Elle ajoute dans ce contexte encore qu’il ne lui serait pas possible de trouver une protection auprès de l’un de ses proches alors que ces derniers auraient eux-mêmes été menacés par son oncle et son époux, de sorte à rendre cette protection non viable.

En se prévalant encore de la présomption inscrite à l’article 37, paragraphe (4) de la loi du 18 décembre 2015, elle souligne qu’il n’existerait pas de bonnes raisons de croire que les faits qu’elle aurait subis ne se reproduiraient pas en cas de retour en Côte d’Ivoire, dès lors que depuis son récent départ, la situation ne pourrait raisonnablement avoir évolué de manière suffisante pour retenir le contraire.

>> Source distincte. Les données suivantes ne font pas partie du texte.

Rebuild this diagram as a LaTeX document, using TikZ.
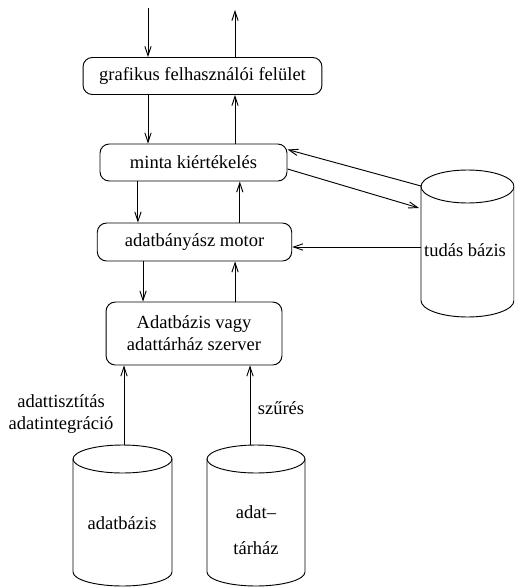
\documentclass[tikz,border=0pt]{standalone}
\usepackage{fontspec}
\setmainfont{Liberation Serif}
\usetikzlibrary{arrows.meta}

\begin{document}
\begin{tikzpicture}[x=0.54pt,y=-0.54pt,line width=0.5pt,
  >={Straight Barb[length=5pt,width=3.4pt]},
  box/.style={draw,rounded corners=5pt,inner sep=0pt,align=center}]
  \clip (0,0) rectangle (514,588);
  % boxes
  \node[box,minimum width=129pt,minimum height=20pt] (gui) at (202.5,76) {grafikus felhasználói felület};
  \node[box,minimum width=101pt,minimum height=20pt] (minta) at (193.5,162.5) {minta kiértékelés};
  \node[box,minimum width=105pt,minimum height=20.5pt] (motor) at (194.5,242) {adatbányász motor};
  \node[box,minimum width=95pt,minimum height=34pt] (server) at (194,333.5) {Adatbázis vagy\\adattárház szerver};
  % cylinders
  \foreach \cx/\cy/\rx/\ry/\by in {122.5/459/49.5/14/572, 256/459/49/14/572, 467.5/186.5/46.5/16.5/300.5}{
    \draw (\cx,\cy) ellipse [x radius=\rx, y radius=\ry];
    \draw (\cx-\rx,\cy) -- (\cx-\rx,\by) arc [start angle=180, end angle=0, x radius=\rx, y radius=\ry] -- (\cx+\rx,\cy);
  }
  \node (adb) at (122,523) {adatbázis};
  \node[align=center] (tarhaz) at (256,530) {adat–\\[7.4pt]tárház};
  \node (tudas) at (465,250) {tudás bázis};
  % labels
  \node[align=center] (tisztit) at (61,414) {adattisztítás\\adatintegráció};
  \node (szures) at (281,408) {szűrés};
  % connectors
  \coordinate (in) at (148,8);
  \coordinate (out) at (235,10);
  \coordinate (adbtop) at (124,445);
  \coordinate (tartop) at (250,445);
  \coordinate (kb1) at (421,186);
  \coordinate (kb2) at (419,208);
  \coordinate (kb3) at (421,247);
  \draw[->] (in) -- (in |- gui.north);
  \draw[->] (out |- gui.north) -- (out);
  \draw[->] (in |- gui.south) -- (in |- minta.north);
  \draw[->] (out |- minta.north) -- (out |- gui.south);
  \draw[->] ([xshift=-30pt]minta.south) -- ([xshift=-30pt]minta.south |- motor.north);
  \draw[->] ([xshift=25pt]minta.south |- motor.north) -- ([xshift=25pt]minta.south);
  \draw[->] ([xshift=-27.8pt]motor.south) -- ([xshift=-27.8pt]motor.south |- server.north);
  \draw[->] ([xshift=21.9pt]motor.south |- server.north) -- ([xshift=21.9pt]motor.south);
  \draw[->] (adbtop) -- (adbtop |- server.south);
  \draw[->] (tartop) -- (tartop |- server.south);
  \draw[->] (kb1) -- ([yshift=7pt]minta.east);
  \draw[->] ([yshift=-3.5pt]minta.east) -- (kb2);
  \draw[->] (kb3) -- (kb3 -| motor.east);
\end{tikzpicture}
\end{document}
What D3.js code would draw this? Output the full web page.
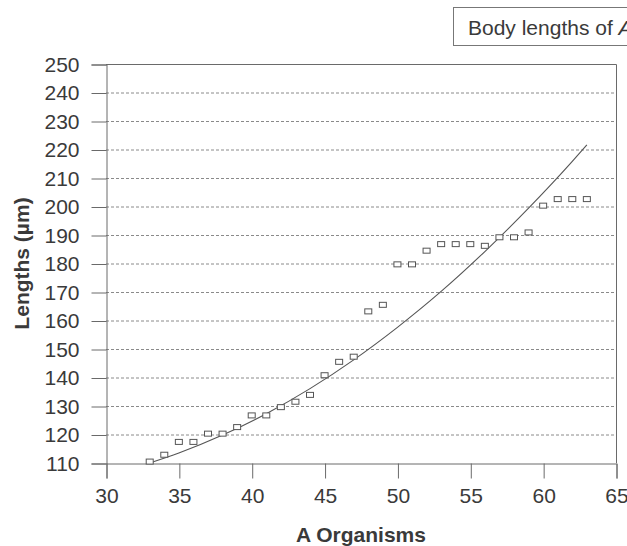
<!DOCTYPE html>
<html>
<head>
<meta charset="utf-8">
<script src="https://cdn.jsdelivr.net/npm/d3@7"></script>
<style>
  html, body { margin: 0; padding: 0; background: #fff; }
  svg { display: block; }
  text { font-family: "Liberation Sans", Arial, Helvetica, sans-serif; fill: #3a3a3a; }
</style>
</head>
<body>
<div id="chart"></div>
<script>
// ---- data ----
const organisms = [33,34,35,36,37,38,39,40,41,42,43,44,45,46,47,48,49,50,51,52,53,54,55,56,57,58,59,60,61,62,63];
const lengths   = [110.5,112.9,117.4,117.4,120.3,120.3,122.6,126.7,126.7,129.6,131.5,133.9,140.8,145.5,147.3,
                   163.2,165.5,179.7,179.7,184.5,186.8,186.8,186.8,186.2,189.2,189.2,190.9,200.3,202.6,202.6,202.6];
// trend line
const trendX = [33,35,38,41,44,47,50,53,56,59,62,63];
const trendY = [110,113.5,119.8,127.3,136.1,146.2,157.6,170.2,184.2,199.4,215.8,221.6];
const xTicks = [30,35,40,45,50,55,60,65];
const yTicks = [110,120,130,140,150,160,170,180,190,200,210,220,230,240,250];
const gridTicks = [120,130,140,150,160,170,180,190,200,210,220,230,240];

const W = 627, H = 546;
const mLeft = 106, mRight = 616, mTop = 64, mBottom = 463;

const svg = d3.select("#chart").append("svg").attr("width", W).attr("height", H);

const x = d3.scaleLinear().domain([30, 65]).range([mLeft, mRight]);
const y = d3.scaleLinear().domain([110, 250]).range([mBottom, mTop]);

const axisColor = "#6a6a6a";

// gridlines
svg.append("g").selectAll("line").data(gridTicks).join("line")
  .attr("x1", mLeft).attr("x2", mRight)
  .attr("y1", d => y(d) + 0.5).attr("y2", d => y(d) + 0.5)
  .attr("stroke", "#8a8a8a").attr("stroke-width", 1)
  .attr("stroke-dasharray", "3,2");

// plot border (top & right)
svg.append("path")
  .attr("d", `M${mLeft},${mTop + 0.5}H${mRight + 0.5}V${mBottom}`)
  .attr("fill", "none").attr("stroke", axisColor).attr("stroke-width", 1);

// y axis
const yAxis = d3.axisLeft(y).tickValues(yTicks).tickSize(15).tickPadding(12).tickFormat(d3.format("d"));
const gy = svg.append("g").attr("transform", `translate(${mLeft + 0.5},0.5)`).call(yAxis);
gy.select(".domain").attr("stroke", axisColor);
gy.selectAll(".tick line").attr("stroke", axisColor);
gy.selectAll(".tick text").attr("font-size", 21).attr("fill", "#3a3a3a")
  .attr("font-family", "Liberation Sans, Arial, sans-serif");

// x axis
const xAxis = d3.axisBottom(x).tickValues(xTicks).tickSize(15).tickPadding(10).tickFormat(d3.format("d"));
const gx = svg.append("g").attr("transform", `translate(0.5,${mBottom + 0.5})`).call(xAxis);
gx.select(".domain").attr("stroke", axisColor);
gx.selectAll(".tick line").attr("stroke", axisColor);
gx.selectAll(".tick text").attr("font-size", 21).attr("fill", "#3a3a3a")
  .attr("font-family", "Liberation Sans, Arial, sans-serif");

// trend line
const line = d3.line().x(d => x(d[0])).y(d => y(d[1])).curve(d3.curveMonotoneX);
svg.append("path")
  .datum(trendX.map((v, i) => [v, trendY[i]]))
  .attr("d", line)
  .attr("fill", "none").attr("stroke", "#555").attr("stroke-width", 1.1);

// markers
svg.append("g").selectAll("rect").data(organisms.map((v, i) => [v, lengths[i]])).join("rect")
  .attr("x", d => x(d[0]) - 3.5).attr("y", d => y(d[1]) - 2.5)
  .attr("width", 7).attr("height", 5)
  .attr("fill", "#fff").attr("stroke", "#555").attr("stroke-width", 1);

// axis titles
svg.append("text")
  .attr("x", (mLeft + mRight) / 2).attr("y", 542)
  .attr("text-anchor", "middle").attr("font-size", 21).attr("font-weight", "bold")
  .text("A Organisms");

svg.append("text")
  .attr("transform", `translate(29,${(mTop + mBottom) / 2}) rotate(-90)`)
  .attr("text-anchor", "middle").attr("font-size", 21).attr("font-weight", "bold")
  .text("Lengths (µm)");

// title box (cut off at right edge, as in the reference)
svg.append("rect")
  .attr("x", 453.5).attr("y", 7.5).attr("width", 260).attr("height", 38)
  .attr("fill", "#fff").attr("stroke", "#777").attr("stroke-width", 1);
const t = svg.append("text").attr("x", 468).attr("y", 35).attr("font-size", 21);
t.append("tspan").text("Body lengths of ");
t.append("tspan").attr("font-style", "italic").text("A");
</script>
</body>
</html>
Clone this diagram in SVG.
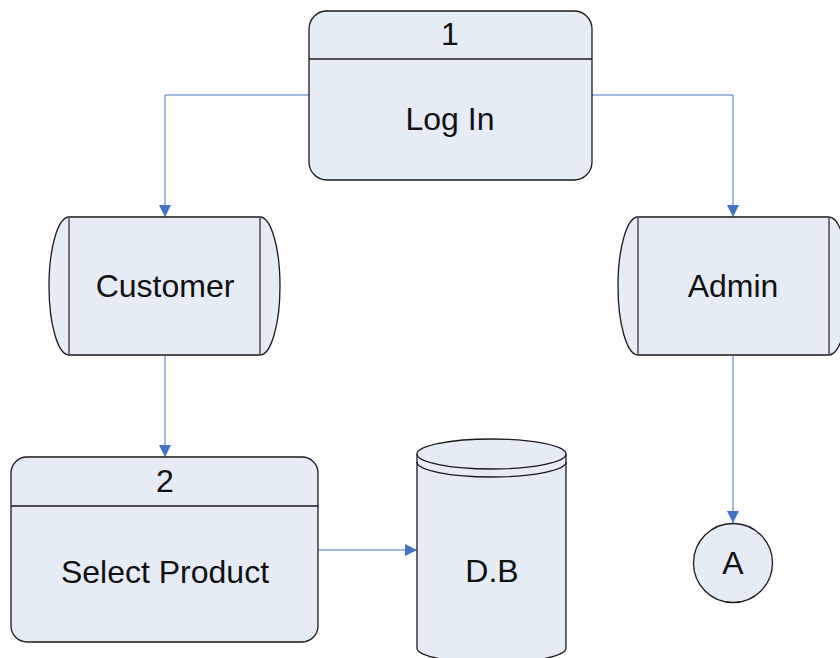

A l’appui de sa demande de protection subsidiaire, la demanderesse invoque, en substance, les mêmes motifs que ceux qui sont à la base de sa demande de reconnaissance du statut de réfugié. Plus particulièrement, elle fait valoir qu’un retour dans son pays d’origine l’exposerait à un risque de subir des traitements inhumains et dégradants, au sens de l’article 48, point b) de la loi du 18 décembre 2015. Elle invoque à cet effet l’« affaire grecque » par laquelle la « Commission européenne » aurait retenu que les traitements considérés comme dégradants seraient ceux qui humilient gravement la personne aux yeux d’autrui ou l’incitent à agir contre sa volonté ou sa conscience. Dans l’affaire Irlande c. Royaume Uni, la Cour de justice de l’Union européenne, dénommée ci-après « la CJUE », aurait retenu qu’un traitement infligé devrait, pour pouvoir être qualifié de torture, causer de « forts graves et cruelles souffrances » au sens de l’article 3 de la Convention de sauvegarde des droits de l’Homme et des libertés fondamentales du 4 novembre 1950, dénommée ci-après « la CEDH ». Dans l’affaire Selmouni c. France, la CJUE se serait réservée une certaine souplesse dans l’examen des actes illicites en fonction du niveau d’exigence croissant en matière de protection des droits de l’Homme et des libertés fondamentales. Ainsi, les menaces et violences qu’elle aurait subies constitueraient un traitement inhumain ou dégradant dès lors qu’elles se traduiraient par des souffrances mentales et physiques particulièrement intenses dans son chef.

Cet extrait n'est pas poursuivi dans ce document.